L’île revendique fièrement une des taux d’illettrisme les plus faibles au monde. Avec 99,8% de sa population alphabétisée, la proportion de Cubains capables de lire est plus élevée que n’importe quel autre pays du globe, hormis la Géorgie. En termes de proportion du PIB, Cuba investi plus dans l’éducation que n’importe quel autre pays.

Le système de santé est aussi souvent mis de l’avant par les défendeurs de la révolution, à raison. Cuba est un « modèle » pour le monde selon l’Organisation Mondiale de la Santé. Le taux de mortalité infantile y est plus faible qu’au Canada, et l’île a 58,2 médecins pour 10000 habitants. Pendant l’épidémie d’Ébola en Afrique de l’Ouest, Cuba avait envoyé le plus grand convoi de médecins pour assister les populations touchées.

Ce bilan extrêmement positif vient cependant se heurter au régime dur de l’île.

Cuba n’a en effet qu’un seul parti au pouvoir depuis la révolution. Des élections législatives ont lieu périodiquement, sans grand résultat concret puisque les seuls candidats ont été préalablement approuvés par le Parti.

Pour ce qui est des droits de l’Homme, la situation cubaine laisse aussi à désirer. Seule la presse issue de celui-ci (le Parti) a le droit de circuler, ce qui mène Reporters sans frontières à classer Cuba 169e sur 180 en termes de liberté de la presse. Il y a aussi une répression réelle sur les opposants au régime qui ont parfois été condamnés à de longues peines de prison.

Adios el Jefe

Le monde entier a commenté la mort du révolutionnaire cubain. Malgré certaines réjouissances, notamment parmi les communautés cubaines de Miami, la plupart des gens ont salué un homme important dans l’histoire du monde.

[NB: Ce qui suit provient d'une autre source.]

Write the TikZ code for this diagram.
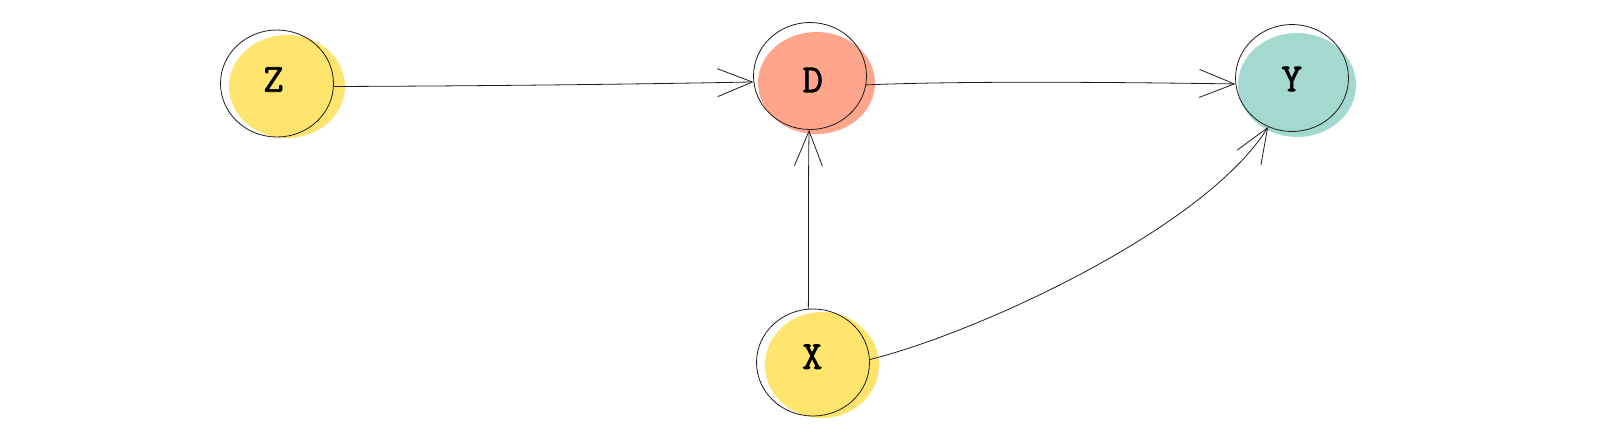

Philippe Couillard, premier ministre québécois, a présenté ses « condoléances au peuple cubain suite au décès de Fidel Castro », qu’il a appelé « un géant de l’histoire qui a marqué le 20e siècle ». Quant à Justin Trudeau, premier ministre fédéral, il a dit avoir appris la nouvelle avec « profonde tristesse » la disparition du leader « remarquable » et « plus grand que nature ».

Certains groupes étudiants ont pleuré sa mort, notamment ceux qui se revendiquent du même héritage politique que le guérillero Cubain. La Riposte socialiste par exemple, a souligné à quel point la disparition de Fidel mettait « un point d’interrogation sur l’avenir de la Révolution Cubaine ». Hasard du calendrier, ces derniers organisent un groupe de discussion portant sur « Fidel Castro et la Révolution cubaine » mercredi prochain à l’Université de Montréal.

Maintenant que le Jefe a disparu, Cuba va sûrement connaître un profond changement. L’ouverture économique vers les États-Unis, « l’empire » comme l’appelait Fidel, continue graduellement son chemin.

Fidel Castro avait dit que l’histoire l’absoudrait. Le futur nous le dira.

¡Hasta la victoria siempre !

Erratum : Un lecteur assidu a relevé une erreur qui s’était malencontreusement insérée dans le texte. Si la première version laissait entendre que l’embargo américain sur Cuba avait été placé à la suite de la crise des missiles de 1962, la vérité est autre : les État-Unis avaient déjà un embargo de longue date sur l’île. Le Délit vous prie de l’excuser pour cette erreur.